Your observations as to the Editors being as cooks are certainly just—& mine as to there being more liberality, than was probably concieved, among certain persons with whom I had conversed, did not apply to the mass, of whom I know nothing, but to the few of course with whom I had communicated—As to the toasts given at the dinner for Mr King, I never saw them, & had not heard of the dinner that I recollect—I suppose it must be a late thing as I remember whilst at the Springs to have heard it remarked there with some surprize that the Inhabitants of Boston had not treated him as they had done Mr Gore with a public dinner—& during my residence at Boston it did not take place—indeed he was not there—But I take it for granted that his remaining in private life was considered by his friends as settled before—I know at least that the best informed of that party with whom I have ever conversed on such subjects, & I have now in my recollection particularly three, who are unquestionably the most enlightened; have for two years back concured with me in opinion, or at least have told me so, that there was no more chance of the party called Federalist again holding the reins than of a river turning back on its source—I do not believe this to be the opinion of the mass of that party, but of the most enlightened—The mass are often without judgment, & always with passions that blind such judgment as they may have—But whoever has properly studied the human heart & has observed well the tide of human affairs, although he may not be able to say positively what will come, cannot hesitate in pronouncing that certain things will not come—& I have always considered from the time of the tide’s turning four years ago, that this might be considered as inevitable as to the Federal party—& I have always considered also, judging from what I had observed in scenes passing under my own eyes in the early part of the French revolution; that it would not be for the interest of its opponents that that party should totally disappear from the political horizon—an event however which I have always considered as also inevitable.
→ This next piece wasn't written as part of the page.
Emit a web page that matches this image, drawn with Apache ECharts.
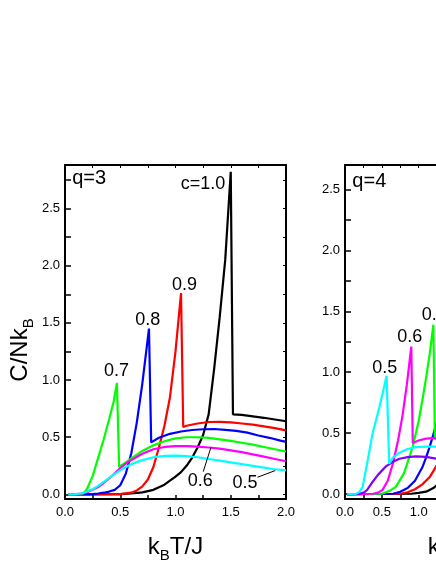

I beg pardon for the length of this lucubration & remain with invariable sentiments of esteem & attachment, your obedient servant

W: Short

I forgot to mention & perhaps you are not informed of it, that I have been lately elected, unanimously as I have been told, a member of the Philosophical Society here of which you are President—I was notified of this during my absence last summer, having not had the most distant idea that such a thing was in contemplation—It so happened that two members had without previous communication on it, concieved the idea of nominating me on the same evening—& their co-operation probably produced the unanimity—I own I was pleased with this election as with whatever honor I recieve as an American.

RC (DLC); at foot of first page: “Thomas Jefferson Prest. of the U.S.”; endorsed by TJ as received 23 Nov. and so recorded in SJL.

Christopher Gore had been fêted at a public dinner in Boston on 24 Apr., shortly after his return from London (New-England Palladium, 13, 27 Apr.).

The American Philosophical Society elected Short a member at its 20 July meeting (APS description begins American Philosophical Society description ends , Proceedings, 22, pt. 3 [1885], 359).